Coursera JHU Data Science Capstone Project

Executive Summary

The goal of this Data Science Capstone project was to create a Shiny web application that can predict the next word in a sentence. The prototype developed uses text mining techniques as a basis for prediction. The application was developed in R.

– A corpus of 3+ million tweets, news articles and blogs is used to calculate 5-gram probabilities.

– A backoff model is used to rank the next word candidate.

– The predictor achieves 12.8% and 20.8% for top 1 and top 3 precision in under 7ms using 62MB of memory.

This prototype can be used on mobile devices to enhance the typing experience via a dramatic increase in efficiency, accuracy and speed. The approach developed is simple, easy to scale into large size and other languages and has a fast response time.

The web app features a user friendly interface which updates next word prediction after the space bar has been pressed. It has low memory usage thereby providing fast and accurate predictions. The algorithm is easily adaptable to other languages such as German & Finnish.

Data Source

The algorithm uses a dictionary of probabilities of n-grams to predict the likelihood of the next word in a sentence.

The English dictionary was created from a corpus sample of more than 3 million lines of texts from news, tweets and blogs. The sample data was cleaned by conversion to lowercase, removing punctuation, links, profanity, white space, numbers and special characters.

Type Lines Words Characters
Blogs 899289 37334690 171926076
Tweets 77259 34372720 13117038
News 2360148 30374206 134371036

An n-gram is a sequence of n-items from a given sequence of text. The n-gram frequencies represent word and phrase usage. The n-gram frequency matrices are generated from the sample and the most frequent terms are extracted to build a probability based model.

The algorithm used up to 5-ngrams where features which occurred less than 5 times were dropped from the dictionary. This was stored in an advanced data structure to save memory and enhance performance. More details on the n-gram language model can be found here.

Prediction Model

The model uses the n-gram frequencies and the Stupid Backoff model for interpolation to rank the predicted next word probabilities.

The algorithm uses the last four words in the sentence to find the 5-gram match.

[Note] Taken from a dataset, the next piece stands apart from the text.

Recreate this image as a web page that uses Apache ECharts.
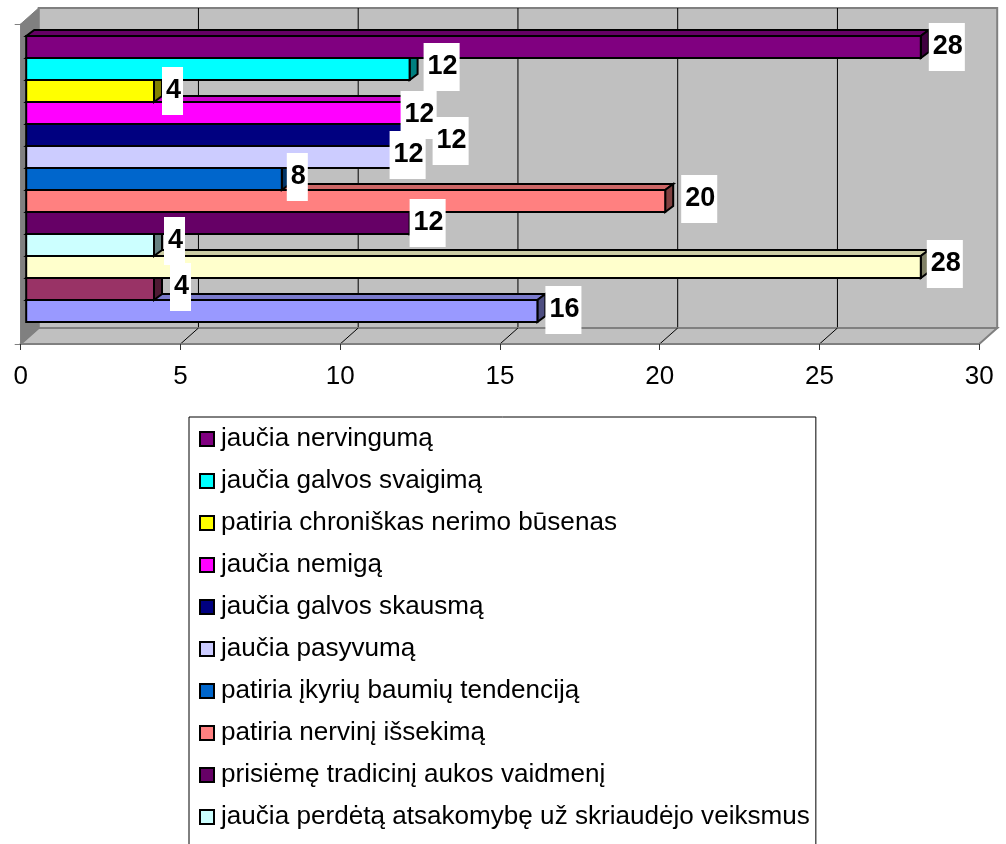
<!DOCTYPE html>
<html>
<head>
<meta charset="utf-8">
<style>
  html, body { margin: 0; padding: 0; background: #fff; overflow: hidden; }
  #chart { width: 1006px; height: 844px; }
</style>
<script src="https://cdn.jsdelivr.net/npm/echarts@6/dist/echarts.min.js"></script>
</head>
<body>
<div id="chart"></div>
<script>
const legendNames = [
  'jaučia nervingumą',
  'jaučia galvos svaigimą',
  'patiria chroniškas nerimo būsenas',
  'jaučia nemigą',
  'jaučia galvos skausmą',
  'jaučia pasyvumą',
  'patiria įkyrių baumių tendenciją',
  'patiria nervinį išsekimą',
  'prisiėmę tradicinį aukos vaidmenį',
  'jaučia perdėtą atsakomybę už skriaudėjo veiksmus'
];
// the last three bars have their legend rows cut off by the picture
const hiddenNames = ['eilutė 11', 'eilutė 12', 'eilutė 13'];
const values = [28, 12, 4, 12, 12, 12, 8, 20, 12, 4, 28, 4, 16];
const colors = ['#800080', '#00FFFF', '#FFFF00', '#FF00FF', '#000080', '#CCCCFF', '#0066CC',
  '#FF8080', '#660066', '#CCFFFF', '#FFFFCC', '#993366', '#9999FF'];
const ticks = [0, 5, 10, 15, 20, 25, 30];

// the data labels were dragged around by hand in the original: [dx from bar end, dy from bar middle]
const labelNudge = [[8, 0], [14, -2], [8, 0], [-9, 2], [23, 6], [-20, -2], [5, -2],
  [16, -2], [0, 0], [10, -4], [6, -3], [16, -2], [8, -1]];

// fake 3D: how far the back wall sits from the front plane, and the bars' own depth
const WALL_DX = 18;
const WALL_DY = -16;
const BAR_DX = 5.5;
const BAR_DY = -5;
const BAR_DEPTH_X = 8;
const BAR_DEPTH_Y = -6;
const BAR_H = 22;

const seriesNames = legendNames.concat(hiddenNames);

function shade(hex, k) {
  const n = parseInt(hex.slice(1), 16);
  const c = [n >> 16, (n >> 8) & 255, n & 255].map((v) => Math.round(v * k));
  return `rgb(${c[0]},${c[1]},${c[2]})`;
}

function poly(points, fill, stroke, width) {
  return {
    type: 'polygon',
    shape: { points },
    style: { fill, stroke: stroke || 'none', lineWidth: width || 0 }
  };
}

function renderPanels(params, api) {
  const [x0, yMid] = api.coord([ticks[0], 0]);
  const x1 = api.coord([ticks[ticks.length - 1], 0])[0];
  const h = api.size([0, 1])[1];
  const top = yMid - h / 2;
  const yBottom = yMid + h / 2;
  const dx = WALL_DX;
  const dy = WALL_DY;
  return {
    type: 'group',
    children: [
      poly([[x0 + dx, top + dy], [x1 + dx, top + dy], [x1 + dx, yBottom + dy], [x0 + dx, yBottom + dy]],
        '#C0C0C0', '#808080', 2),
      poly([[x0, yBottom], [x1, yBottom], [x1 + dx, yBottom + dy], [x0 + dx, yBottom + dy]],
        '#C0C0C0', '#808080', 2),
      poly([[x0, top], [x0 + dx, top + dy], [x0 + dx, yBottom + dy], [x0, yBottom]],
        '#808080', '#808080', 1)
    ]
  };
}

function renderGridLine(params, api) {
  const v = api.value(0);
  const [x, yMid] = api.coord([v, 0]);
  const h = api.size([0, 1])[1];
  const yBottom = yMid + h / 2;
  if (v === ticks[0] || v === ticks[ticks.length - 1]) return null;
  const line = (x1, y1, x2, y2) => ({
    type: 'line',
    shape: { x1, y1, x2, y2 },
    style: { stroke: '#000', lineWidth: 1 }
  });
  return {
    type: 'group',
    children: [
      line(x + WALL_DX, yBottom - h + WALL_DY, x + WALL_DX, yBottom + WALL_DY - 1),
      line(x, yBottom, x + WALL_DX, yBottom + WALL_DY)
    ]
  };
}

function barGeometry(api, v, i) {
  const [x0, yMid] = api.coord([0, 0]);
  const xEnd = api.coord([v, 0])[0];
  const top = yMid + BAR_DY + (i - values.length / 2) * BAR_H;
  return { left: x0 + BAR_DX, right: xEnd + BAR_DX, top, bottom: top + BAR_H };
}

function makeBarRenderer(i) {
  return function (params, api) {
    const { left, right, top, bottom } = barGeometry(api, api.value(0), i);
    const c = colors[i];
    const ddx = BAR_DEPTH_X;
    const ddy = BAR_DEPTH_Y;
    return {
      type: 'group',
      children: [
        poly([[left, top], [left + ddx, top + ddy], [right + ddx, top + ddy], [right, top]],
          shade(c, 0.8), '#000', 2),
        poly([[right, top], [right + ddx, top + ddy], [right + ddx, bottom + ddy], [right, bottom]],
          shade(c, 0.5), '#000', 2),
        poly([[left, top], [right, top], [right, bottom], [left, bottom]], c, '#000', 2)
      ]
    };
  };
}

function renderLabel(params, api) {
  const i = params.dataIndex;
  const v = api.value(0);
  const { right, top } = barGeometry(api, v, i);
  return {
    type: 'text',
    style: {
      text: String(v),
      x: right + labelNudge[i][0],
      y: top + BAR_H / 2 + labelNudge[i][1],
      align: 'left',
      verticalAlign: 'middle',
      font: 'bold 27px "Liberation Sans", Arial, sans-serif',
      fill: '#000',
      backgroundColor: '#fff',
      padding: [11, 2, 10, 4]
    }
  };
}

const barSeries = values.map((v, i) => ({
  name: seriesNames[i],
  type: 'custom',
  coordinateSystem: 'cartesian2d',
  // drawn bottom bar first so that each top face slides under the bar above it
  z: 3 + values.length - i,
  itemStyle: { color: colors[i] },
  encode: { x: 0, y: 1 },
  renderItem: makeBarRenderer(i),
  data: [[v, 0]],
  silent: true
}));

const chart = echarts.init(document.getElementById('chart'), null, { renderer: 'canvas' });
chart.setOption({
  animation: false,
  backgroundColor: '#fff',
  textStyle: { fontFamily: '"Liberation Sans", Arial, sans-serif' },
  grid: { left: 20.7, top: 24, width: 958.5, height: 320 },
  xAxis: {
    type: 'value',
    min: 0,
    max: 30,
    interval: 5,
    z: 30,
    splitLine: { show: false },
    axisLine: { show: true, lineStyle: { color: '#808080', width: 1.5 } },
    axisTick: { show: true, length: 6, lineStyle: { color: '#333' } },
    axisLabel: { fontSize: 26, color: '#000', margin: 20 }
  },
  yAxis: {
    type: 'category',
    data: [''],
    z: 30,
    axisLine: { show: true, lineStyle: { color: '#808080', width: 1.5 } },
    axisTick: { show: true, length: 6, lineStyle: { color: '#808080' } },
    axisLabel: { show: false }
  },
  legend: {
    orient: 'vertical',
    left: 189,
    top: 417,
    height: 480,
    selectedMode: false,
    data: legendNames,
    icon: 'rect',
    itemWidth: 14,
    itemHeight: 14,
    itemGap: 14,
    backgroundColor: '#fff',
    borderColor: '#000',
    borderWidth: 1,
    padding: [8, 6, 60, 10],
    itemStyle: { borderColor: '#000', borderWidth: 2 },
    textStyle: { fontSize: 26.1, lineHeight: 28, color: '#000', padding: [0, 0, 0, 2] }
  },
  series: [
    {
      type: 'custom',
      name: 'panels',
      z: 1,
      silent: true,
      renderItem: renderPanels,
      encode: { x: 0, y: 1 },
      data: [[0, 0]]
    },
    {
      type: 'custom',
      name: 'gridlines',
      z: 2,
      silent: true,
      renderItem: renderGridLine,
      encode: { x: 0, y: 1 },
      data: ticks.map((t) => [t, 0])
    },
    ...barSeries,
    {
      type: 'custom',
      name: 'labels',
      z: 40,
      silent: true,
      renderItem: renderLabel,
      encode: { x: 0, y: 1 },
      data: values.map((v) => [v, 0])
    }
  ]
});
</script>
</body>
</html>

If there are less than 5 matches found, the process is iterated on 4-gram and then lower order n-grams until at least 5 matches have been found.

If no matches are found, the top 5 most likely unigrams are returned according to their Maximum Likelihood Estimate.

The probabilities for each word are scored using a lambda of 0.4 which discounts lower order n-grams. The matches are ranked according to the sum of probabilities.

Amongst the algorithms considered, the Stupid Backoff method produced the best results in terms of the tradeoff between speed and accuracy.

Performance

Model performance using 40% of the data set for dictionary construction was evaluated against an independent benchmark. Probabilities were precalculated to optimise execution time.

Further work to improve performance includes topic cluster analysis and common spelling error checks.

The web app features a user friendly interface which updates next word prediction after the space bar has been pressed. It has low memory usage thereby providing fast and accurate predictions. The algorithm is easily adaptable to other languages such as German & Finnish.